Esa actitud —soberbia, pueril, nada dialogante, finalmente egoísta— va a seguir haciendo este país ingobernable. Y en el momento más duro. Viendo cómo será el Congreso sabemos que los próximos cinco años, más allá de lo arduos, serán tan o más fregados que los pasados.
Si tuviésemos una derecha y una izquierda de verdad no estaríamos ahora mordiéndonos las uñas. Alguien debería analizar a profundidad ese fenómeno de atomización de propuestas cuando la sensatez reclama unión. Casi toda nuestra clase política no es tal, sino más bien está compuesta por una multitud de aventureros y advenedizos que van tras lo suyo, unos a quienes el país les importa un pimiento.
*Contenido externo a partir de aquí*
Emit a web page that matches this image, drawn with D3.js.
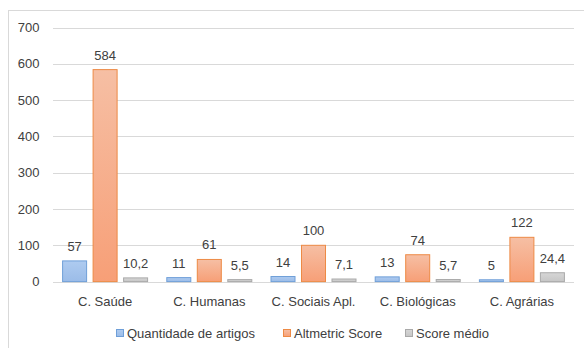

Y sin embargo… aún somos una democracia. Este domingo muchos no podrán votar porque estarán enfermos, porque son parte de la población de riesgo, porque en su comunidad no están dadas las condiciones para acudir sin correr el peligro de contagiarse. Están los indecisos, que son muchos. Y hay otros que no asistirán porque pueden y prefieren pagar la multa, pues ya perdieron la poca ilusión que les quedaba. Porque suponen que la suerte ya está echada, pero como lo haría una moribunda. Porque su confusión, su pena o su rabia son más fuertes.
Pero pienso, pese a todo lo dicho, que cuando todo se ve tan cuesta arriba, tan desasosegante, es que deberíamos hacer de tripas corazón y no solo ir, sino hacerlo con esperanza. Es la primera vez que iré a votar con mi hijo, y me resisto a aceptar que su generación crea que rendirse es una opción, que preferimos asumir que no hay nada que hacer y que ya qué diablos. Elegir con miedo jamás debería ser una opción, al menos en primera vuelta. El momento en que se jode el Perú es cuando dejamos de creer en nosotros mismos.
Podemos seguir cayendo, por supuesto, pero podemos también lucharla, con lo que quede, con los restos del país. Los aliento a eso.
¡Que viva la República!
Muy buena reflexión, y describe adecuadamente cómo nos sentimos varias personas.
Mientras hay vida hay esperanza.
Sigamos adelante y votemos por quien es más transparente, tiene propuestas coherentes, se conecta con la población y conoce el Perú profundo.